The former world number one booked her place in the last four with a 7-6 7-5 win over Russia's Nadia Petrova. As the scoreline suggests, it was a tight match, but Henin remains the queen of winning the close ones.
Henin is playing only her second tournament since coming out of retirement, and her win was another victory for her golden generation. But her next opponent represents the changing face of women's tennis.
Zheng Jie became the first Chinese to make the semi-finals in Australia when she defeated Russia's Maria Kirilenko 6-1 6-3.
It is not the first time Zheng has broken new ground for the world's most populous nation. Four years ago she teamed up with Yan Zi to win the women's doubles in Australia and provide China with a first grand slam title.
Then, in 2008, she became the first Chinese to make the semi-finals at a grand slam when she reached the last four at Wimbledon after the All-England Club gave her a wildcard entry.
Zheng did not need a wildcard to get into Melbourne this time, although her world ranking of 35 was not enough to get her a seeding, and her early matches gave little indication of what was to come. She lost the opening set of her first match to love against compatriot Peng Shuai, then the first set of her next two matches, but she has been steadily building in confidence.
Zheng had no major problems beating Kirilenko, who was appearing in her first grand slam quarter-final and was struggling with a leg injury.
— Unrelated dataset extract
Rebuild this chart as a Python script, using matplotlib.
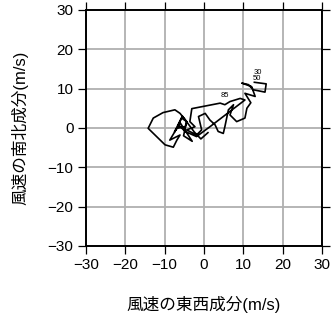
import numpy as np
import matplotlib
matplotlib.use("Agg")
import matplotlib.pyplot as plt

plt.rcParams['font.family'] = ['Liberation Sans', 'Noto Sans CJK JP', 'DejaVu Sans']

# 風速の東西成分 (u) と南北成分 (v), m/s
u = [12.8, 15.8, 15.5, 12.5, 11.3, 9.6, 12.1, 13.0, 10.4, 11.9, 10.9, 10.4, 8.3,
     6.6, 7.5, 6.2, 5.3, 4.9, 3.6, 2.8, 1.5, 0.3, -1.4, -0.6, -1.9, -4.4, -2.3,
     -3.6, -3.1, 4.1, 5.3, 6.6, 9.2, 10.4, 1.5, -1.9, -4.8, -6.5, -5.7, -4.4,
     -4.8, -6.9, -8.7, -6.1, -6.9, -7.8, -9.9, -14.2, -12.9, -10.4, -7.4, -6.1,
     -4.4, -5.2, -3.0, -6.0, -7.5, -5.5, -2.5, -0.8, 1.0]
v = [11.6, 11.2, 9.1, 9.7, 11.0, 11.4, 10.5, 8.0, 8.8, 6.4, 5.0, 2.5, 1.6,
     3.3, 5.9, 4.6, 0.3, -1.4, -0.9, 0.8, 2.0, 3.7, 2.9, -0.5, -1.8, -0.5, 0.3,
     1.6, 4.9, 6.3, 5.9, 6.7, 7.5, 7.1, 0.3, -2.2, -0.9, 0.8, 2.5, 1.6,
     0.3, -0.1, -3.1, -1.8, -3.1, -4.9, -4.3, -0.1, 2.5, 3.9, 4.6, 3.7,
     1.6, -2.0, -3.4, 1.2, -1.0, 3.0, -1.0, -2.8, -1.2]

# 高度ラベル
lab_text = ['30', '50', '85']
lab_u = [13.6, 13.4, 5.3]
lab_v = [13.2, 11.6, 7.4]

ticks = [-30, -20, -10, 0, 10, 20, 30]

fig = plt.figure(figsize=(3.32, 3.19), dpi=100)
ax = fig.add_axes([0.259, 0.229, 0.711, 0.740])

ax.plot(u, v, color='black', lw=1.2, zorder=3)
for t, x, y in zip(lab_text, lab_u, lab_v):
    ax.text(x, y, t, fontsize=5.5, ha='center', va='bottom', zorder=4)

ax.set_xlim(-30, 30)
ax.set_ylim(-30, 30)
ax.set_xticks(ticks)
ax.set_yticks(ticks)
ax.set_xticklabels([str(t).replace('-', '\u2212') for t in ticks])
ax.set_yticklabels([str(t).replace('-', '\u2212') for t in ticks])
ax.grid(True, color='#b0b0b0', lw=1.3)
ax.set_axisbelow(True)
for s in ax.spines.values():
    s.set_linewidth(1.4)
ax.tick_params(direction='out', length=6, width=0.9, labelsize=11, pad=3,
               top=True, right=True)

ax.set_xlabel('風速の東西成分(m/s)', fontsize=12, labelpad=17)
ax.set_ylabel('風速の南北成分(m/s)', fontsize=12, labelpad=14)

fig.savefig('out.png', dpi=100)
She tormented the Russian with her powerful ground strokes and speed around the court.
Zheng is now one of two Chinese left in the women's draw. Li Na also made the quarter-finals and plays Venus Williams tomorrow, raising the once unthinkable possibility of an all-Chinese final.
Beating Kirilenko is one thing, defeating Henin is another, however. The Belgian has already won seven grand slam titles and, while she may be in the early stages of a comeback, she retired prematurely and is still just 27.
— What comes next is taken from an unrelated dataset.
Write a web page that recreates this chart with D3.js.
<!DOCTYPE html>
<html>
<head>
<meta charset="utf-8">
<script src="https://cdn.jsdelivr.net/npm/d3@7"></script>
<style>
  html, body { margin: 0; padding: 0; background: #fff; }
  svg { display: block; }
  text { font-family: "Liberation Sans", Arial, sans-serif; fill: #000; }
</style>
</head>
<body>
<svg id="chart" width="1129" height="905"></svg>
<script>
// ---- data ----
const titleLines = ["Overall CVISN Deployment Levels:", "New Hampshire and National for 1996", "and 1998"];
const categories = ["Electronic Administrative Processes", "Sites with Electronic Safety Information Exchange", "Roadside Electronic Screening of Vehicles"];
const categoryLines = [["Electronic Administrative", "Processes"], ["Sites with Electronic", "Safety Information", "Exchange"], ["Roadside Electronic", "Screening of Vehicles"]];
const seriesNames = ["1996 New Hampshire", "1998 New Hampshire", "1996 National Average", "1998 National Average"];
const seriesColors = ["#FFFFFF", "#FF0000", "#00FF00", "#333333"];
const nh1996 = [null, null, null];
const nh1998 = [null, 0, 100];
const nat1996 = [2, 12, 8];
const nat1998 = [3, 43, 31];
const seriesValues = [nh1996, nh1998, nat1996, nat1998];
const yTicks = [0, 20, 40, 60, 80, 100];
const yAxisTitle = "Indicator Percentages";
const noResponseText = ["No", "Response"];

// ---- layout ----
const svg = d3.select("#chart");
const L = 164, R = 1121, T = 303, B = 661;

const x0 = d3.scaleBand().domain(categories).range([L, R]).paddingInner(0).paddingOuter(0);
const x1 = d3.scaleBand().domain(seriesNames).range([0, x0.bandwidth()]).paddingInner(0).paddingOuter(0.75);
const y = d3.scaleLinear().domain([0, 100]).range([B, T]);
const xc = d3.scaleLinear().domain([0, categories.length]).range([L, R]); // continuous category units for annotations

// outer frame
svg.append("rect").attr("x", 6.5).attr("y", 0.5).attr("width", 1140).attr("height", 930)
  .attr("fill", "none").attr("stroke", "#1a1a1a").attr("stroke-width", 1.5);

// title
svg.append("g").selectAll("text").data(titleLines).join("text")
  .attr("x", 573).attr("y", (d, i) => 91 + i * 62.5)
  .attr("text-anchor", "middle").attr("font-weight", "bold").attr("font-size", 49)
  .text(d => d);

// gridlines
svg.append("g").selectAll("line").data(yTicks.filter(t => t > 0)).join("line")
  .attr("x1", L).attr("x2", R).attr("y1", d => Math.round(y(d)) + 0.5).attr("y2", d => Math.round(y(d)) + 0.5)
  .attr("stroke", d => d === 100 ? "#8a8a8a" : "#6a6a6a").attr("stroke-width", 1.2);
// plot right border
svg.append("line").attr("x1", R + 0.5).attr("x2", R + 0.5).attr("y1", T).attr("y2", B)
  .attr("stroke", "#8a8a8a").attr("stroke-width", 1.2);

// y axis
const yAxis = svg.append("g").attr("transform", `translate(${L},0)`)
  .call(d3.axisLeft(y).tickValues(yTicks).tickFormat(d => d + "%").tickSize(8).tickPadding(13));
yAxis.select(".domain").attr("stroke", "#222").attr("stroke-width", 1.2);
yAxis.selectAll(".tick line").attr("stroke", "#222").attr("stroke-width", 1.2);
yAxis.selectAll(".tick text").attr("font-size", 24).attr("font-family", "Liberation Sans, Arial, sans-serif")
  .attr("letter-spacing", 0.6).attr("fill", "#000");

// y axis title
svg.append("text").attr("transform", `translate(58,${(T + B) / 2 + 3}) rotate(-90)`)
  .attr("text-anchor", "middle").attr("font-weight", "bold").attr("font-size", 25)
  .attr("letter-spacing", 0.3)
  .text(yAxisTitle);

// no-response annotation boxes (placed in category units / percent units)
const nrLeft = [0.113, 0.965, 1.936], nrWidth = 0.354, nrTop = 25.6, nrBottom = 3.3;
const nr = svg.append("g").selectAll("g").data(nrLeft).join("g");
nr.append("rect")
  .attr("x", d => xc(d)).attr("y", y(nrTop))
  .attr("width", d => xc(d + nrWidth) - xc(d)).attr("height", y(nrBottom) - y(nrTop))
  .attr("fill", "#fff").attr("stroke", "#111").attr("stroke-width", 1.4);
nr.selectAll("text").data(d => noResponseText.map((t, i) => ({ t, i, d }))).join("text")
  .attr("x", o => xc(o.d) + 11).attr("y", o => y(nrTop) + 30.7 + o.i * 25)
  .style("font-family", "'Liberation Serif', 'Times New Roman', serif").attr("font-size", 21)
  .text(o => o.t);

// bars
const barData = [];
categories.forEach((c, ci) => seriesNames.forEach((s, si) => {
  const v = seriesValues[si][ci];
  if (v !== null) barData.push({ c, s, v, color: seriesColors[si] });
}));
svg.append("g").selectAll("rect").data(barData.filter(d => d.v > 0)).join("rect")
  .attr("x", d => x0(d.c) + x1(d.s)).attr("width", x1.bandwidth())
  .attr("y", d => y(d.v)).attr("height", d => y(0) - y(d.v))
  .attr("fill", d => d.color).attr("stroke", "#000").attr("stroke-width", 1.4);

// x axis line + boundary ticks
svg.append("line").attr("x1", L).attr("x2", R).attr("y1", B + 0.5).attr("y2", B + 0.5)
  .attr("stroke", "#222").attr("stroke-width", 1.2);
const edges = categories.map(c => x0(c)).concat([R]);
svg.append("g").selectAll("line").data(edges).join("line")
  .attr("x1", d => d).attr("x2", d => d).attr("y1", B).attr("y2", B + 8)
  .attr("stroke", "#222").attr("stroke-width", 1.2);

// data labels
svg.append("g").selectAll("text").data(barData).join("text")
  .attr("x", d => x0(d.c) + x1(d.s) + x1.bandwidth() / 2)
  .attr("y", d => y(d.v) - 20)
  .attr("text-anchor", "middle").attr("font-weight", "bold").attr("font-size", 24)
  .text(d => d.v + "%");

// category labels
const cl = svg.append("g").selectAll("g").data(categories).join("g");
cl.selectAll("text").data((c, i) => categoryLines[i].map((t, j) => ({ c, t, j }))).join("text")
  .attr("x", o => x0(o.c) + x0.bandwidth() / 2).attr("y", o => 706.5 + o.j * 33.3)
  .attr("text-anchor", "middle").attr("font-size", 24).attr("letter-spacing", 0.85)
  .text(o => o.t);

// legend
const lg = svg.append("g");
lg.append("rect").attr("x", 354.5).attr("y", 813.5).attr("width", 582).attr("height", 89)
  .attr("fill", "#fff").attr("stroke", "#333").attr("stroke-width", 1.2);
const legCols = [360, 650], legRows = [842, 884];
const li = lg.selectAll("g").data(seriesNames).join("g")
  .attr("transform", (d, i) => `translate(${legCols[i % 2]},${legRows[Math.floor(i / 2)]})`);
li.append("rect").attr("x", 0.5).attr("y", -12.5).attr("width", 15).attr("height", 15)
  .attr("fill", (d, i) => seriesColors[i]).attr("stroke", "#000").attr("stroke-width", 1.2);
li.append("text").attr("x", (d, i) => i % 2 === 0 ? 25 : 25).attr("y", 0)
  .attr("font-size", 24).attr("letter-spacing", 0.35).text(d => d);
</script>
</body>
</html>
Henin was partly inspired to return to the circuit after watching fellow Belgian Kim Clijsters win last year's US Open as a wildcard, after she returned to the court last year. So Henin was also given a wildcard for Melbourne, but never gave any serious thought to winning the championship -- until now.
"Now I can dream of being in the final of this grand slam. I have to try to be focused on what I have to do on the court ," said Henin.
She has had to dig deep to make the semi-finals: she beat fifth seed Elena Dementieva in the second round, world number 16 Yanina Wickmayer in the fourth and faced a tough opponent today in Petrova.
The Russian had already knocked out Clijsters and French Open champion Svetlana Kuznetsova on her way to the quarter-finals.
In the first men's quarter-final today, Marin Cilic held off an Andy Roddick fightback to win in five sets .
The Croatian 14th seed was on course for a comfortable win at two sets up as Roddick struggled to cope with a shoulder problem. But the American seventh seed hit back to force a decider, only for Cilic to seal a 7-6 (7-4) 6-3 3-6 2-6 6-3 win.